Three hours wasn't quite enough, but let me first point out to you the mystery of this sign, which says the Ripinsky trailhead is 3/4 of a mile to the right, at "PIPE GATE." Now, if a "pipe gate" is some thing I should know as a well-educated individual, feel free to chastize me, but I had never heard of one before. Turns out, it's a gate made out of a pipe. This might not seem like much of a mystery to you, but it stymied seven graduate students and a tenured professor, so make of that what you will.
This ubiquitous and beautiful flower, commonly termed fireweed, is also known as willow herb or Epliobium augustifolium. It acquired the first name because it colonizes fire-razed areas quickly, and its scientific name appears to refer to the fact that the flower begins to bloom from the bottom in mid-July, and, like a clock, counts down the days of summer as it blooms to the top. I'm told that, in August, the flowers turn white and finally die, making the "fire" in the name truly appropriate however much the "weed" remains a misnomer.
At a few hundred feet above sea level, the forest was very typical of what you see in southeast AK—the temperate, spruce-dominated rainforest. It can take a hundred years for a spruce to grow to even the skinny specimens you see here, which makes the current, dramatic deforestation of Alaska's old-growth woods very troubling. It takes a long time to regrow an 800 year old tree (at least 800 years, it turns out), so they aren't a "renewable resource" in any meaningful sense of the word.
Another thousand feet up and the trees start to become dwarfed by the seasonal winds. The weather's also dramatically different. From sea level, things are overcast. By 1500 feet, however, you're starting to break into the clouds themselves.
You may be pitying me on account of the weather, worrying that my hard work to hike and my rare opportunity to be in this place were compromised by the lack of views and the wet weather. Not so, good friends; mist carries its own holiness.
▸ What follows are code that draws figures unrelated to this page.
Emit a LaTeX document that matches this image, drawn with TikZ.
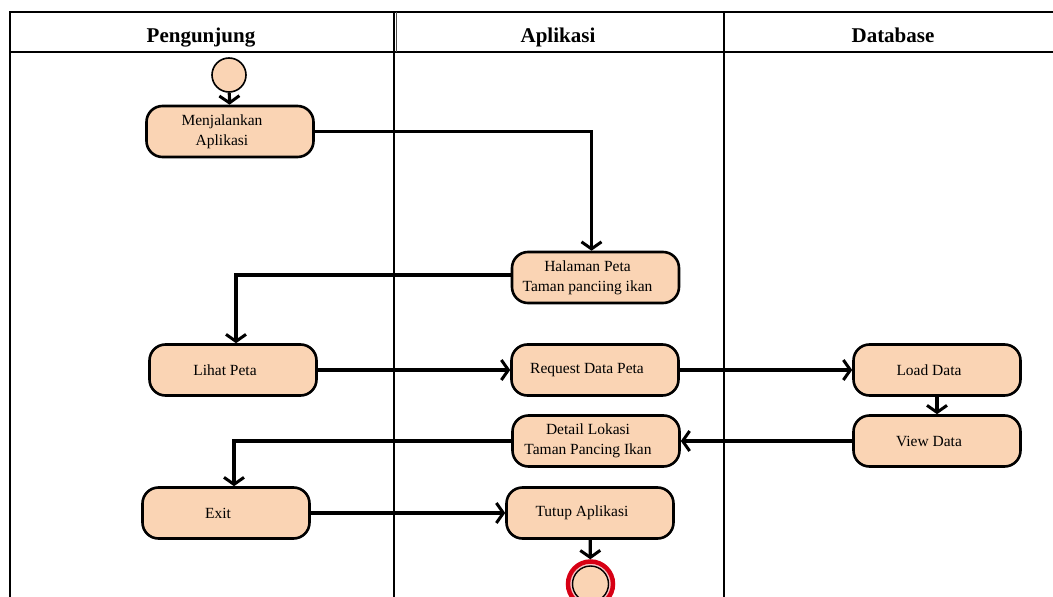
\documentclass[tikz,border=0pt]{standalone}
\usepackage{fontspec}
\setmainfont{Liberation Serif}
\usetikzlibrary{arrows.meta}
\definecolor{peach}{RGB}{250,212,180}
\definecolor{ringred}{RGB}{215,0,20}
\definecolor{ringpink}{RGB}{248,196,196}
% each text line sits a little left of the box centre
\newcommand\lft[1]{#1\hspace*{16pt}}
\begin{document}
\begin{tikzpicture}[x=1pt,y=-1pt,
  lane/.style={line width=2pt},
  act/.style={draw, line width=2.6pt, fill=peach, rounded corners=16pt,
    minimum width=167pt, minimum height=51pt, align=center,
    font=\fontsize{15.5}{20}\selectfont, inner sep=2pt},
  flow/.style={line width=3.2pt, -{Straight Barb[length=7pt,width=20pt,line width=3pt]}},
  head/.style={font=\fontsize{21}{24}\selectfont\bfseries, anchor=base, inner sep=0pt}]
\useasboundingbox (0,0) rectangle (1053,597);
% swimlane frame
\draw[lane] (10,597) -- (10,12) -- (1060,12);
\draw[lane] (10,52) -- (1060,52);
\draw[lane] (393.5,12) -- (393.5,597);
\draw[line width=1pt, black!70] (396.5,12) -- (396.5,52);
\draw[lane] (724,12) -- (724,597);
\node[head] (hp) at (201,42) {Pengunjung};
\node[head] (ha) at (558,42) {Aplikasi};
\node[head] (hd) at (893,42) {Database};
% start node
\node[circle, draw, line width=1.6pt, fill=peach, minimum size=34pt, inner sep=0pt] (s) at (229,75) {};
% activities
\node[act] (m) at (230,131.5) {\lft{Menjalankan}\\\lft{Aplikasi}};
\node[act] (h) at (595.5,277.5) {\lft{Halaman Peta}\\\lft{Taman panciing ikan}};
\node[act] (l) at (233,370) {\lft{Lihat Peta}};
\node[act] (r) at (595,370) {\lft{Request Data Peta}};
\node[act] (ld) at (937,370) {\lft{Load Data}};
\node[act] (v) at (937,441) {\lft{View Data}};
\node[act] (d) at (596,441) {\lft{Detail Lokasi}\\\lft{Taman Pancing Ikan}};
\node[act] (e) at (226,513) {\lft{Exit}};
\node[act] (t) at (590,513) {\lft{Tutup Aplikasi}};
% end node
\node[circle, draw=ringred, line width=4.5pt, fill=ringpink, minimum size=45pt, inner sep=0pt] (f) at (590.5,584) {};
\node[circle, draw, line width=1.4pt, fill=peach, minimum size=36pt, inner sep=0pt] (fi) at (f.center) {};
% flows
\draw[flow] (s) -- (m);
\draw[flow] (m.east) -| ([xshift=-4pt]h.north);
\draw[flow] ([yshift=2.5pt]h.west) -| ([xshift=3pt]l.north);
\draw[flow] (l) -- (r);
\draw[flow] (r) -- (ld);
\draw[flow] (ld) -- (v);
\draw[flow] (v) -- (d);
\draw[flow] (d.west) -| ([xshift=8pt]e.north);
\draw[flow] (e) -- (t);
\draw[flow] (t) -- (f);
\end{tikzpicture}
\end{document}
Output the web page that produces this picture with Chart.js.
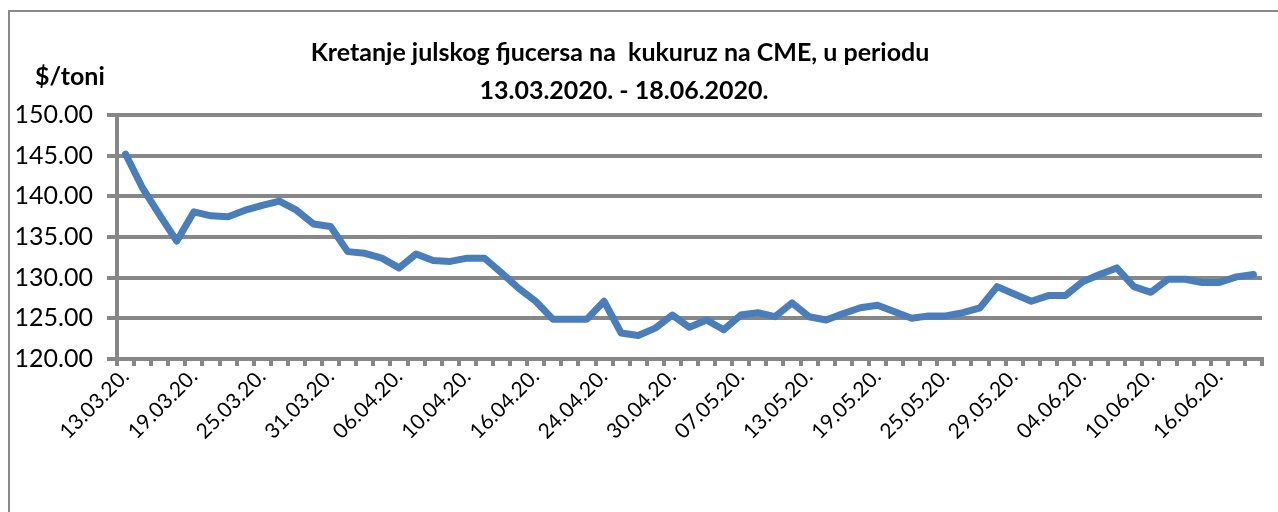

The mist gives the path and the trees an unearthly feel, and it frosts the lupines with the delicate jewels of clear water droplets. Part of me is sorry that the pictures can't share that reality properly, but part of me recognizes that the beauty is inseparable from the place and the moment, and that neither place nor moment can truly be carried back.
It's exactly that ephemerality that gives the beauty much of its poignance and power.
The mist swirls, and the eye and mind are able to fill in the trees and flowers, the heather and mosses and the lodgepole pines. What shows up on a camera as a flat gray impediment to sight gives, in reality, an elusive and constantly shifting beauty to the scene. I would not have traded that sublimity for a clearer, drier, warmer day.
The moisture kisses the skin as it kisses the lupines; it embraces the intruder and makes him part of the landscape.
Perhaps we look a little more "wet" than "kissed," but you're going to have to trust my words and our smiles.
Here you see me with Zoe, my hiking parter for the majority of the trip.
This is, perhaps, the time to mention that a prevalence of bear scat on the trail indicated that bears use the trail extensively for travel and forage; though all evidence of their presence seemed to date back to last summer, their footprint on the place still added a certain dread to the aforementioned holiness.
Some people hike for the views; some hike to bag the peak. Now, I just hike to learn my size and place and try to bring back some humility with me, either engendered by a sweeping vista and my own sense of smallness in relation to it, or by, as in this case, a visit to a quiet, sacred Eden, walled off from all care by mist, but full in its smallness of danger, resonance, and startling beauty.
Zoe and I didn't make it to the top. Two hours' hiking put us perhaps about 1/4 mile and less then 500 vertical feet from the summit, but we had already overstayed the time, so we reluctantly turned back. I suspect her regret stemmed from the same place as mine: we didn't need to hit the peak for its own sake, but we wanted to steal a little more time in the clouds before having to float back to earth.
We rushed down and were still almost forty-five minutes past our stated return time. No harm done, though, since the point of the whole weekend was to experience the area and learn what we could, not to rush from landmark to landmark or hold meetings and keep deadlines.
Almost out, we stopped at a bridge to collect stragglers and take photos. You've got Il Professore Mark Long in the foreground, then Evelina, followed by me, Zoe, and Charles.
Alas, the signs of civilization crop back up one at a time. Not too many, though.
Our intrepid vehicle, a Ford Excursion, borrowed from the University, that carried us all around Haines. It brought us back to the Chilkoot camp.
The University is a government institution, so wherever we went, our business was made official by our license plate. That includes a sojurn up Ripinsky, apparently.
Many thanks to Palmer for the bulk of the pictures in this entry. There's also one by Zoe.
There's still more to recount of Haines, though I'm nearly a week back. Fortunately, the week has been full of work, study, and other thoroughly unjournalable pursuits, so once I catch up on Haines, I'm up to date.